I’m also under no illusion that Facebook isn’t still finding ways to track me. Their use of “ghost” accounts, profiles created for non-active members for tracking in case they do join or re-join the platform, is widely known and distrusted. With over 12 years of info to track me on, I’m sure they’d still find me even if switching browsers or computers. In fact, not only do they use browser extension info and hardware configuration to track you, they can also apparently now use the unique pattern of dirt on a phone’s camera lens to identify an individual. Yeah, I’ll probably never fully get away, but at least I’m making it slightly harder for them.

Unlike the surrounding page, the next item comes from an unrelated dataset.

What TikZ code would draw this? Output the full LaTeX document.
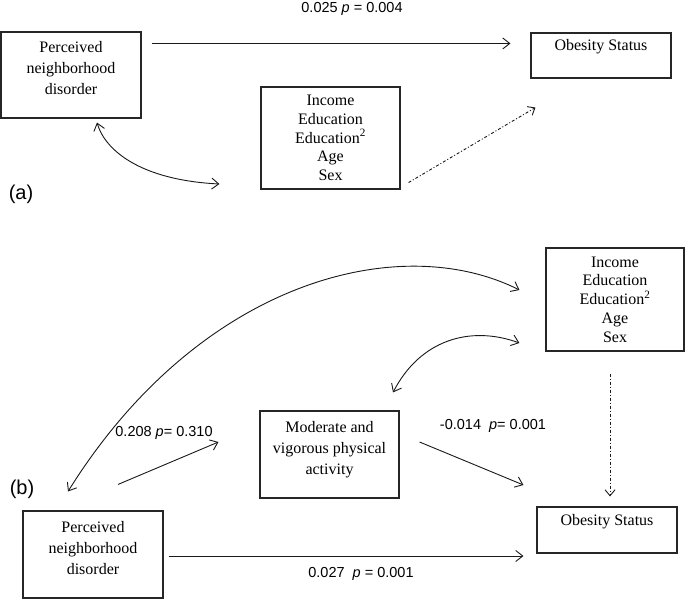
\documentclass[tikz,border=0pt]{standalone}
\usepackage{fontspec}
\setmainfont{Liberation Serif}
\setsansfont{Liberation Sans}
\usetikzlibrary{arrows.meta,calc}
\begin{document}
\begin{tikzpicture}[x=1pt,y=-1pt,
  box/.style={draw=black!85,line width=1.1pt,rectangle,inner sep=0pt,align=center,font=\fontsize{16}{21}\selectfont},
  covbox/.style={box,font=\fontsize{16}{18.7}\selectfont},
  lbl/.style={font=\sffamily\fontsize{14.5}{17}\selectfont,inner sep=0pt},
  panel/.style={font=\sffamily\fontsize{20}{22}\selectfont,inner sep=0pt},
  arr/.style={draw=black!90,line width=0.9pt,-{Straight Barb[length=7pt,width=11pt]}},
  darr/.style={draw=black!90,line width=0.9pt,{Straight Barb[length=7pt,width=11pt]}-{Straight Barb[length=7pt,width=11pt]}},
  dd/.style={draw=black!90,line width=0.9pt,dash pattern=on 3pt off 2pt on 1pt off 2pt,-{Straight Barb[length=6pt,width=10pt]}}
]
\useasboundingbox (0,0) rectangle (685,599);
\fill[white] (0,0) rectangle (685,599);

% ---------- panel (a) ----------
\node[box,minimum width=140pt,minimum height=86pt] (A1) at (71,75) {Perceived\\neighborhood\\disorder\\[-7pt]\mbox{}};
\node[box,minimum width=140pt,minimum height=45pt] (ObA) at (601,55.5) {Obesity Status\\\mbox{}};
\node[covbox,minimum width=139pt,minimum height=102pt] (CovA) at (330.5,138) {Income\\Education\\Education\textsuperscript{2}\\Age\\Sex};
\node[lbl] (LA) at (352,9) {0.025 \textit{p} = 0.004};
\node[panel] (PA) at (21,194) {(a)};

\draw[arr] ($(A1.north east)+(10,12)$) -- ($(ObA.north west)+(-20,11)$);
\draw[dd] ($(CovA.south east)+(8,-7)$) -- ($(ObA.south west)+(5,29)$);
\draw[darr] ($(A1.south)+(26,4)$) .. controls (105,150) and (140,180) .. ($(CovA.west)+(-41,46)$);

% ---------- panel (b) ----------
\node[covbox,minimum width=138pt,minimum height=103pt] (CovB) at (615,299.5) {Income\\Education\\Education\textsuperscript{2}\\Age\\Sex};
\node[box,minimum width=139pt,minimum height=87pt] (MV) at (329.5,454.5) {Moderate and\\vigorous physical\\activity\\[-8pt]\mbox{}};
\node[box,minimum width=140pt,minimum height=87pt] (PB) at (93,554.5) {Perceived\\neighborhood\\disorder\\[-8pt]\mbox{}};
\node[box,minimum width=140pt,minimum height=46pt] (ObB) at (607,530) {Obesity Status\\\mbox{}};

\node[lbl] (L1) at (164,433) {0.208 \textit{p}= 0.310};
\node[lbl] (L2) at (493,426) {-0.014\ \ \textit{p}= 0.001};
\node[lbl] (L3) at (361,574) {0.027\ \ \textit{p} = 0.001};
\node[panel] (PBl) at (22,489) {(b)};

\draw[arr] ($(PB.north)+(25,-26)$) -- ($(MV.west)+(-41,-12.5)$);
\draw[arr] ($(MV.east)+(20,-12.5)$) -- ($(ObB.west)+(-13,-45)$);
\draw[arr] ($(PB.east)+(5,1.5)$) -- ($(ObB.west)+(-13,26)$);
\draw[darr] ($(PB.north)+(-25,-19)$) .. controls (200,280) and (400,230) .. ($(CovB.west)+(-26,-9.5)$);
\draw[darr] ($(MV.north)+(63.5,-18)$) .. controls (420,340) and (470,325) .. ($(CovB.west)+(-26,43.5)$);
\draw[dd] ($(CovB.south)+(-5,22)$) -- ($(ObB.north)+(3,-10)$);
\end{tikzpicture}
\end{document}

I’m not asking anyone else to leave Facebook, but if you are considering it, know that it’s possible. If I, a habitual over sharer who heavily used the platform for a dozen years can quit it, so can you. I was also surprised at how it affected my time and attention. Without an endless feed to scroll through every day, I found myself staring at my phone on the couch at night and on the weekends less often. I even put the phone down more often while the boys were playing and when putting them to sleep. Yes, to be honest I still wish I was less tethered to Twitter and other apps, but I have noticed my dependence on social media greatly decreasing, and increasing connection to family and real life.
Deleting my Facebook account was actually far easier than I expected, and I’m so glad I finally got around to doing it. If you’ve been waiting to pull the trigger too, it may finally be time. Otherwise, you’re only making it easier for more and more of your personal information to get tracked and stored. You may even find you have more time for things you actually care about too.